How comforting it is to be promised a defense before the court of angels – by Jesus Christ himself! No, this is not a pipe dream, the candy-coated part of our faith that we will never live to see. It is true in the present, in that the heavenly court is an unseen reality right now. But of course, this is invisible to the naked eye. “Now faith is the substance of things hoped for, the evidence of things not seen.” (Heb 11:1).

St Paul tells the Romans that Abraham is their father of faith too, precisely because they have received their faith through Christ Jesus and not by Jewish tradition. “The promise of inheriting the world was not made to Abraham and his descendants on account of any law, but on account of the righteousness which consists in faith.” (Rm 4:13). This was a very important statement in the time of the early church because there was often strife between the Jews of Abrahamic descent, and the pagans and gentiles who were adopted into the faith. Those who became adopted children of God could sometimes face discrimination or a lower esteem as ‘second-class family members’. I suppose this could be the experience of some of our young brethren in this day and age. St Paul wanted to assure them of their equal sonship through Christ.

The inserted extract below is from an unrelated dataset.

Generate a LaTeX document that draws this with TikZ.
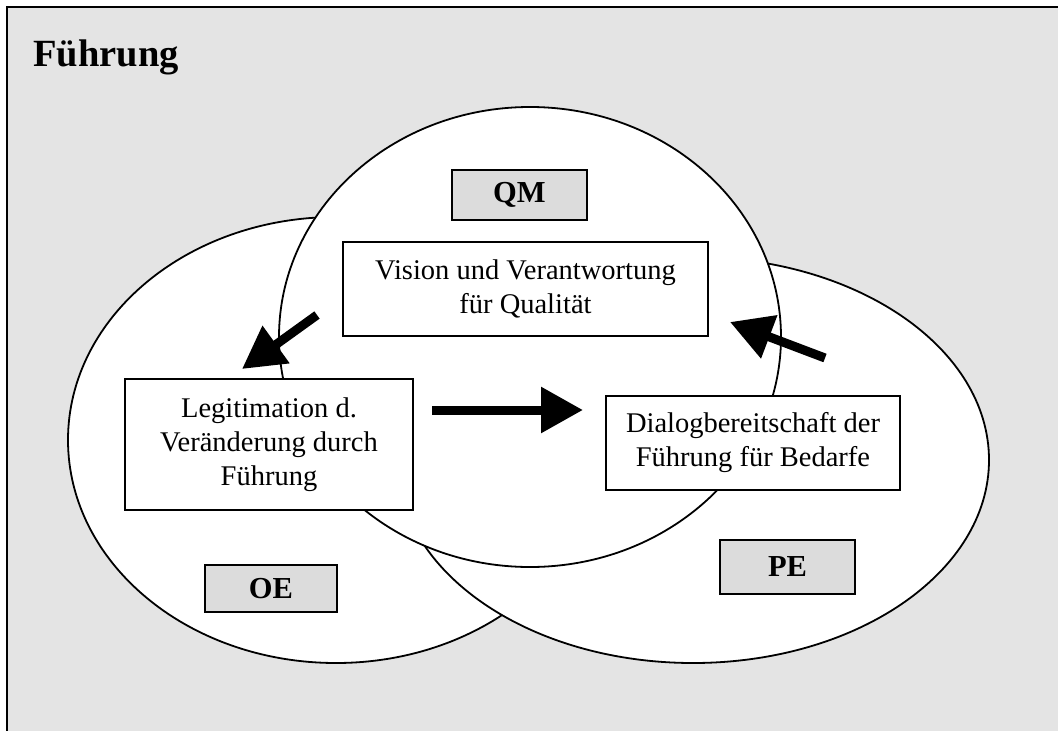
\documentclass[tikz,border=0pt]{standalone}
\usepackage{fontspec}
\setmainfont{Liberation Serif}
\usetikzlibrary{arrows.meta}
\definecolor{panelgray}{RGB}{228,228,228}
\definecolor{taggray}{RGB}{220,220,220}
\begin{document}
\begin{tikzpicture}[x=1pt,y=-1pt,
  ring/.style={draw=black,line width=1.8pt,fill=white},
  textbox/.style={draw=black,line width=1.4pt,fill=white,rectangle,inner sep=0pt,
    align=center,font=\fontsize{28.5}{34}\selectfont},
  tagbox/.style={draw=black,line width=1.4pt,fill=taggray,rectangle,inner sep=0pt,
    font=\fontsize{30.5}{33}\selectfont\bfseries},
  bigarrow/.style={line width=9pt,-{Triangle[length=42pt,width=44pt]}}]
\useasboundingbox (0,0) rectangle (1058,731);
% panel
\fill[white] (0,0) rectangle (1058,731);
\fill[panelgray] (7,7) rectangle (1070,745);
\draw[line width=2.6pt] (7,745) -- (7,7) -- (1070,7);
\node[anchor=base west,inner sep=0pt,font=\fontsize{38.5}{40}\selectfont\bfseries] (title) at (33,66) {Führung};
% three overlapping areas
\draw[ring] (336,440) ellipse [x radius=268pt, y radius=223pt];
\draw[ring] (693,460) ellipse [x radius=296pt, y radius=203pt];
\draw[ring] (530,337) ellipse [x radius=251pt, y radius=230pt];
% tags
\node[tagbox,minimum width=135pt,minimum height=50pt] (qm) at (519.5,195) {QM};
\node[tagbox,minimum width=132pt,minimum height=47pt] (oe) at (271,588.5) {OE};
\node[tagbox,minimum width=135pt,minimum height=54pt] (pe) at (787.5,567) {PE};
% statements
\node[textbox,minimum width=365pt,minimum height=94pt] (vision) at (525.5,289)
  {Vision und Verantwortung\\für Qualität};
\node[textbox,minimum width=288pt,minimum height=131pt] (legit) at (269,444.5)
  {Legitimation d.\\Veränderung durch\\Führung};
\node[textbox,minimum width=294pt,minimum height=94pt] (dialog) at (753,443)
  {Dialogbereitschaft der\\Führung für Bedarfe};
% arrow ends
\coordinate (a1s) at (317,315);
\coordinate (a1e) at (242,369);
\coordinate (a2s) at (432,410);
\coordinate (a2e) at (583,410);
\coordinate (a3s) at (825,358);
\coordinate (a3e) at (730,322);
\draw[bigarrow] (a1s) -- (a1e);
\draw[bigarrow] (a2s) -- (a2e);
\draw[bigarrow] (a3s) -- (a3e);
\end{tikzpicture}
\end{document}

The thing about the gift of faith is that the length of reception into the family does not matter. What matters is a deep desire and sincerity in believing in God. “What fulfils the promise depends on faith, so that it may be a free gift and be available to all of Abraham’s descendants, not only those who belong to the Law but also those who belong to the faith of Abraham who is the father of all of us” who believe in the one God “who brings the dead to life and calls into being what does not exist” (Rm 4:16-17).

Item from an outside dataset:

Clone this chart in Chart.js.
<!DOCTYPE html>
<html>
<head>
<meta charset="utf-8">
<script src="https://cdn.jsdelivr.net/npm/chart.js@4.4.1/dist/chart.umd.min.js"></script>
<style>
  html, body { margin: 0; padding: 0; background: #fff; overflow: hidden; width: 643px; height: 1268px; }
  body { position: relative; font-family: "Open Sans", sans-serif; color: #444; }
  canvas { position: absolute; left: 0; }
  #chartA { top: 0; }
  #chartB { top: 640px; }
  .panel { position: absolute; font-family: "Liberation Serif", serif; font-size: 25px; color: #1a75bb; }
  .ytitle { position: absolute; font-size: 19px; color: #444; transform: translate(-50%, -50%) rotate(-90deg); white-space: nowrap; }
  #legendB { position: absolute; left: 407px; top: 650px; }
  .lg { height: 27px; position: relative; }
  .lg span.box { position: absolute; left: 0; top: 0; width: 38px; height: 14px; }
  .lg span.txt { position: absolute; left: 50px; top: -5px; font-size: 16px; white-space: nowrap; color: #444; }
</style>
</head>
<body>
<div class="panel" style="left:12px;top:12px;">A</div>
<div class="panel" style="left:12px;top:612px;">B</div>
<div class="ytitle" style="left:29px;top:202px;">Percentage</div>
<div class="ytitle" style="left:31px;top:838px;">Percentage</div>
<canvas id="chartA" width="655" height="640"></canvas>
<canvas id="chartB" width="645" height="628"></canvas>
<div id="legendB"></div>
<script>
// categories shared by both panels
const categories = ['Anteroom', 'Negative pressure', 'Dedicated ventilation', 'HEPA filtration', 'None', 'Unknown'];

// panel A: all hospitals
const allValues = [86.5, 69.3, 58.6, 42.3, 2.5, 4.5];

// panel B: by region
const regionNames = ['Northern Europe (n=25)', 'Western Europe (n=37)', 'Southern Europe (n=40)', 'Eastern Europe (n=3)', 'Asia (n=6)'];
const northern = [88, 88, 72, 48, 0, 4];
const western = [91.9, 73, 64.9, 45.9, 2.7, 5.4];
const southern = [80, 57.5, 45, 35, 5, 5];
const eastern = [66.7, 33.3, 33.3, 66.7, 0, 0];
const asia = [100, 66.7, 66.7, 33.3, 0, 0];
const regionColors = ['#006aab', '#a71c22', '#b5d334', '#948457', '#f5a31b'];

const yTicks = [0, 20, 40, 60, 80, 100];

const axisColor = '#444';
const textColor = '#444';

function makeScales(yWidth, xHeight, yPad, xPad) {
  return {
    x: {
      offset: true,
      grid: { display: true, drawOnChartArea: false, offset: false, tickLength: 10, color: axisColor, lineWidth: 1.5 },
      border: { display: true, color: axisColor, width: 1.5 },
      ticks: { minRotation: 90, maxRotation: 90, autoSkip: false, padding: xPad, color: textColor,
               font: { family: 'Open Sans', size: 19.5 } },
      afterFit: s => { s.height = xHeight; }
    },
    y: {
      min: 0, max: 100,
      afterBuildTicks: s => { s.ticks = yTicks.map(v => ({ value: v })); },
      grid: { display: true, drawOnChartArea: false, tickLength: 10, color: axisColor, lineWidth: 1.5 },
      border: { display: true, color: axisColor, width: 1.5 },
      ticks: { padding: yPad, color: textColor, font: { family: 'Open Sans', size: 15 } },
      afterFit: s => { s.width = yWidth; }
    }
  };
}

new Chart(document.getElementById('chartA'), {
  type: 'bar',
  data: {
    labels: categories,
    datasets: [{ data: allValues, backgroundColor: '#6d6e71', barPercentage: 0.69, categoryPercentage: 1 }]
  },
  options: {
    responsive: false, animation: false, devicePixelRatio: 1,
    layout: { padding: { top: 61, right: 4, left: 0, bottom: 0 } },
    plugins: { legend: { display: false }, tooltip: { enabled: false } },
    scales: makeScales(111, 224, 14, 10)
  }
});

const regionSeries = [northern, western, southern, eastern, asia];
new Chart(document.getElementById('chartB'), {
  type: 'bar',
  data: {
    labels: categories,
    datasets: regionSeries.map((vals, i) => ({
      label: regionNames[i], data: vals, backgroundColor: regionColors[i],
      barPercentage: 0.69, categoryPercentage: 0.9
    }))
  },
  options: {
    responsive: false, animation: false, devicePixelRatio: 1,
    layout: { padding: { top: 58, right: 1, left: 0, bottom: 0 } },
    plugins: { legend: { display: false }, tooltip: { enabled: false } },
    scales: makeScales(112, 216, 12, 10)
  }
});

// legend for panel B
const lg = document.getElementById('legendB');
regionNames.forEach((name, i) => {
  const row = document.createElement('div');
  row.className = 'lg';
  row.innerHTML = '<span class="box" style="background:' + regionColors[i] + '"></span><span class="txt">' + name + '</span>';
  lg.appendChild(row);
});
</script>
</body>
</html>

A totally new life in Christ is what awaits those amongst us who have yet to come to know God the Heavenly Father, or have yet to be fully received into the Church family. What lies behind them no longer matters in this new life. As St Paul encourages the early Philippian church too, “Beloved, I do not consider that I have made it my own; but this one thing I do: forgetting what lies behind and straining forward to what lies ahead, I press on toward the goal for the prize of the heavenly call of God in Christ Jesus” (Phi 3:13-14).

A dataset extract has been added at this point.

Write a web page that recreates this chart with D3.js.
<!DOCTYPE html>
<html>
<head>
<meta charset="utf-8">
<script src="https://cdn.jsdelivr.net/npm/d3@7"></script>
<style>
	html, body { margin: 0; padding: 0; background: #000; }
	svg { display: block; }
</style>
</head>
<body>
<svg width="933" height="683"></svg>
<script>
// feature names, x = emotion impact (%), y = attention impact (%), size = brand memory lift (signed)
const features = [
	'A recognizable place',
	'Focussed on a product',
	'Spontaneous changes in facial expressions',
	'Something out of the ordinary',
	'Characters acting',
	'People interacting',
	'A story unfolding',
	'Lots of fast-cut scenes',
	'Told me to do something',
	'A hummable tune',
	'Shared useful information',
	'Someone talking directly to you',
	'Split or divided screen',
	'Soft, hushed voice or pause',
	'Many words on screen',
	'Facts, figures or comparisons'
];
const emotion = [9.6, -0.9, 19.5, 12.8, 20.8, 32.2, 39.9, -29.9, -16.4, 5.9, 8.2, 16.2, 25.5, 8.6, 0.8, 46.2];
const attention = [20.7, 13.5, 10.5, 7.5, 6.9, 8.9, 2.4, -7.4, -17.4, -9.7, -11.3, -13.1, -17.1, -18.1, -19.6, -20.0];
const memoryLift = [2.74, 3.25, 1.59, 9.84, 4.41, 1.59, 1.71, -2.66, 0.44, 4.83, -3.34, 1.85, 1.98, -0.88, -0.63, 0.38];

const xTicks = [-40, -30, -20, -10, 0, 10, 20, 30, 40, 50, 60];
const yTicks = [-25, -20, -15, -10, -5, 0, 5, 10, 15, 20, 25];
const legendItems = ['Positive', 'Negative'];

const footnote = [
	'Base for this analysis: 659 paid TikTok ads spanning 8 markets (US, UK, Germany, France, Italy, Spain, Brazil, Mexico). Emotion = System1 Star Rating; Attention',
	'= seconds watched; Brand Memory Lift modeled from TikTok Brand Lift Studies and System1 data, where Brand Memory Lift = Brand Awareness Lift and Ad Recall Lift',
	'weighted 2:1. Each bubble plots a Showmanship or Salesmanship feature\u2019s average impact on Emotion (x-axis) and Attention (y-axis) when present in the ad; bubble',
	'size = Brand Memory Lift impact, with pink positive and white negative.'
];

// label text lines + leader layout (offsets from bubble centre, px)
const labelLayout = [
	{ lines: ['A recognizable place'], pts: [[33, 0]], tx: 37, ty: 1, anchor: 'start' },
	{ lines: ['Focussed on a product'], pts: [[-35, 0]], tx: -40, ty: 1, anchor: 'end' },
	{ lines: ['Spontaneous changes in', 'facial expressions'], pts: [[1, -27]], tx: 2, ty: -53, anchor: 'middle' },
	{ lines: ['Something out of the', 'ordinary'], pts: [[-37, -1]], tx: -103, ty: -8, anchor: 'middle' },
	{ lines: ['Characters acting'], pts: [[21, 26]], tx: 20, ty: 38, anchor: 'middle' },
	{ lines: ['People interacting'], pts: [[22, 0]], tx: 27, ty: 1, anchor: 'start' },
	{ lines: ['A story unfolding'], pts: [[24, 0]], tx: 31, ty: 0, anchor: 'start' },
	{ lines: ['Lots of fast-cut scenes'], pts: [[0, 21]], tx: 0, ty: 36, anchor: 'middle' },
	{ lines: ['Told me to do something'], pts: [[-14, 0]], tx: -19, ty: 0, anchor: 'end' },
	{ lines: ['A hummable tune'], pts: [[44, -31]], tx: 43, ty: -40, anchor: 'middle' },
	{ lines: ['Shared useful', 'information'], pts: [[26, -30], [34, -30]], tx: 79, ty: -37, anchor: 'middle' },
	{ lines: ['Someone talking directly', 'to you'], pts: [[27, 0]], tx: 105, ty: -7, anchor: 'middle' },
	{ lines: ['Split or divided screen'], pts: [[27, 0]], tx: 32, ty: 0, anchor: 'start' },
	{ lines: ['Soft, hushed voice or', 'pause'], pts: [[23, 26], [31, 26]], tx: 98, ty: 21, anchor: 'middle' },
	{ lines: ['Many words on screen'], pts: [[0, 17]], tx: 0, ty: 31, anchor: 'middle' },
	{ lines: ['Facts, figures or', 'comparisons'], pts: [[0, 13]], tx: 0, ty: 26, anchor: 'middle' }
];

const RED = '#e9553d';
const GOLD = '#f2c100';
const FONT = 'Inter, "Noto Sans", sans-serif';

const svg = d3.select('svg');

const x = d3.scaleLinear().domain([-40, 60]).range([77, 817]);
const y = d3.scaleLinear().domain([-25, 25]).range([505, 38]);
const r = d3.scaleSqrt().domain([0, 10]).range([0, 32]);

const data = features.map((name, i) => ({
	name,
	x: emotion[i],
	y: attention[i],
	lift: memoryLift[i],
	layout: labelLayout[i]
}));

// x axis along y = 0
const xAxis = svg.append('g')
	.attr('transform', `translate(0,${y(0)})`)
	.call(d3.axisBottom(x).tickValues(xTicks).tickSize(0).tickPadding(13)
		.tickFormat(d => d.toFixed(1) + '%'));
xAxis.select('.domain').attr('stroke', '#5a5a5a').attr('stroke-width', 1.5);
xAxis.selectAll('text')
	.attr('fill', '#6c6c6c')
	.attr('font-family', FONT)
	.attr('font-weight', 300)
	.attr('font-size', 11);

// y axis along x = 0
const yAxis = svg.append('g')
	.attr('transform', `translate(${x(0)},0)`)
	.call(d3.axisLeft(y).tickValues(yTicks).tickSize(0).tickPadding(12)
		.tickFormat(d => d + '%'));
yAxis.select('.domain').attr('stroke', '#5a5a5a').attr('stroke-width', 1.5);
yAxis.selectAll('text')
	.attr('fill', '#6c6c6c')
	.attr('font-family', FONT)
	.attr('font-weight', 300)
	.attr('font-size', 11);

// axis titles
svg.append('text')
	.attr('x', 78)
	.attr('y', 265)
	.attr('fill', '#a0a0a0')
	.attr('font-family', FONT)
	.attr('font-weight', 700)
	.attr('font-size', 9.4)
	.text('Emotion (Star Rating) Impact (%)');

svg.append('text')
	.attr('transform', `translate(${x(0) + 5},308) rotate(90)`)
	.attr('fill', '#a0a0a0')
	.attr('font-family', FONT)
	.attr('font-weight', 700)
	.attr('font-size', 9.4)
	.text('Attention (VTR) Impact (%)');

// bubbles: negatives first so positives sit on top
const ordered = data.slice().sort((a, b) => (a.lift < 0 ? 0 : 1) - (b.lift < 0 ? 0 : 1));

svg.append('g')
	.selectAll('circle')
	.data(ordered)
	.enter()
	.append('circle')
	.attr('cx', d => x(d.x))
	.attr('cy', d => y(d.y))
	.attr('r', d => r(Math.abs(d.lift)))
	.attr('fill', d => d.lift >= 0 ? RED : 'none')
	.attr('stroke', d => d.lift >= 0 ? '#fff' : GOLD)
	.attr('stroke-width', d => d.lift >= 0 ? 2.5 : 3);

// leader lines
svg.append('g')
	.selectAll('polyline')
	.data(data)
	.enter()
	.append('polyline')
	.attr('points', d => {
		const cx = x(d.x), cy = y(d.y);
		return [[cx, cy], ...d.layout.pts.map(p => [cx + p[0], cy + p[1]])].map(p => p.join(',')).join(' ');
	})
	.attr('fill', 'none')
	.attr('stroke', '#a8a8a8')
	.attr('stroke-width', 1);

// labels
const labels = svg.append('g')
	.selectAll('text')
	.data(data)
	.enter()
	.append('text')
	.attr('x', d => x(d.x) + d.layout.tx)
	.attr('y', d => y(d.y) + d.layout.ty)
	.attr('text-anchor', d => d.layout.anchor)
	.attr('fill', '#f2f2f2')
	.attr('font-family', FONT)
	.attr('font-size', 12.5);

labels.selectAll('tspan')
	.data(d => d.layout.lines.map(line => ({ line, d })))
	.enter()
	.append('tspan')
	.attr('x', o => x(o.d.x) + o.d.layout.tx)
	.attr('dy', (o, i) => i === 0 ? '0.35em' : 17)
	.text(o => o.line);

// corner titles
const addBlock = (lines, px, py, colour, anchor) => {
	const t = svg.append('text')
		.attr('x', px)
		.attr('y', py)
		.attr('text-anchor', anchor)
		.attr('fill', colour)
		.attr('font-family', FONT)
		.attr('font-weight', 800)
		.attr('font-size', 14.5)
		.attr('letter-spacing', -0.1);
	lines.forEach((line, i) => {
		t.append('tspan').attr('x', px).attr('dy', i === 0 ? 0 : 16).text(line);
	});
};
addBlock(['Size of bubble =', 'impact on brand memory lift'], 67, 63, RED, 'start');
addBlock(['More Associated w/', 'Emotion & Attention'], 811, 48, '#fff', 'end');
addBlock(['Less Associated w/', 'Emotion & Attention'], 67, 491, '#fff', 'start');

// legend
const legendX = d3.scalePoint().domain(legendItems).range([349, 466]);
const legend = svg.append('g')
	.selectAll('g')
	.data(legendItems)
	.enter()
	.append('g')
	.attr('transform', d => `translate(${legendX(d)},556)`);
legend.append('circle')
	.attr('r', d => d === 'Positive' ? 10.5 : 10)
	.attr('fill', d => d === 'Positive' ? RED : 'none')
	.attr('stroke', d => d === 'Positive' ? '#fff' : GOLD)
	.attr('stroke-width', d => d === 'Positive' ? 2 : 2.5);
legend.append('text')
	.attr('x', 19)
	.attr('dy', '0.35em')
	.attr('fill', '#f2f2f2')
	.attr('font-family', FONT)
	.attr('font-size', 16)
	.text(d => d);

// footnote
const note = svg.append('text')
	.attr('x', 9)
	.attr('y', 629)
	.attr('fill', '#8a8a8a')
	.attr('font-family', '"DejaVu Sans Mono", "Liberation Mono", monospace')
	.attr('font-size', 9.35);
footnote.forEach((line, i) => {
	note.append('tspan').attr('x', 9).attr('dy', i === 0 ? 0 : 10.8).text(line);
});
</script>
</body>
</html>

And even those of us who struggle to put one foot in front of the other in this dark night of our faith journeys, let us be comforted that: “Though it seemed Abraham’s hope could not be fulfilled, he hoped and he believed, and through doing so he did become the father of many nations exactly as he had been promised” (Rm 4:18).

(Today’s OXYGEN by Debbie Loo)

Prayer: I pray for a deeper trust in God, in responding to this gift and mystery of faith. 

Thanksgiving: Thank you God, for this gift of knowing you and your Son Jesus Christ who walks with me.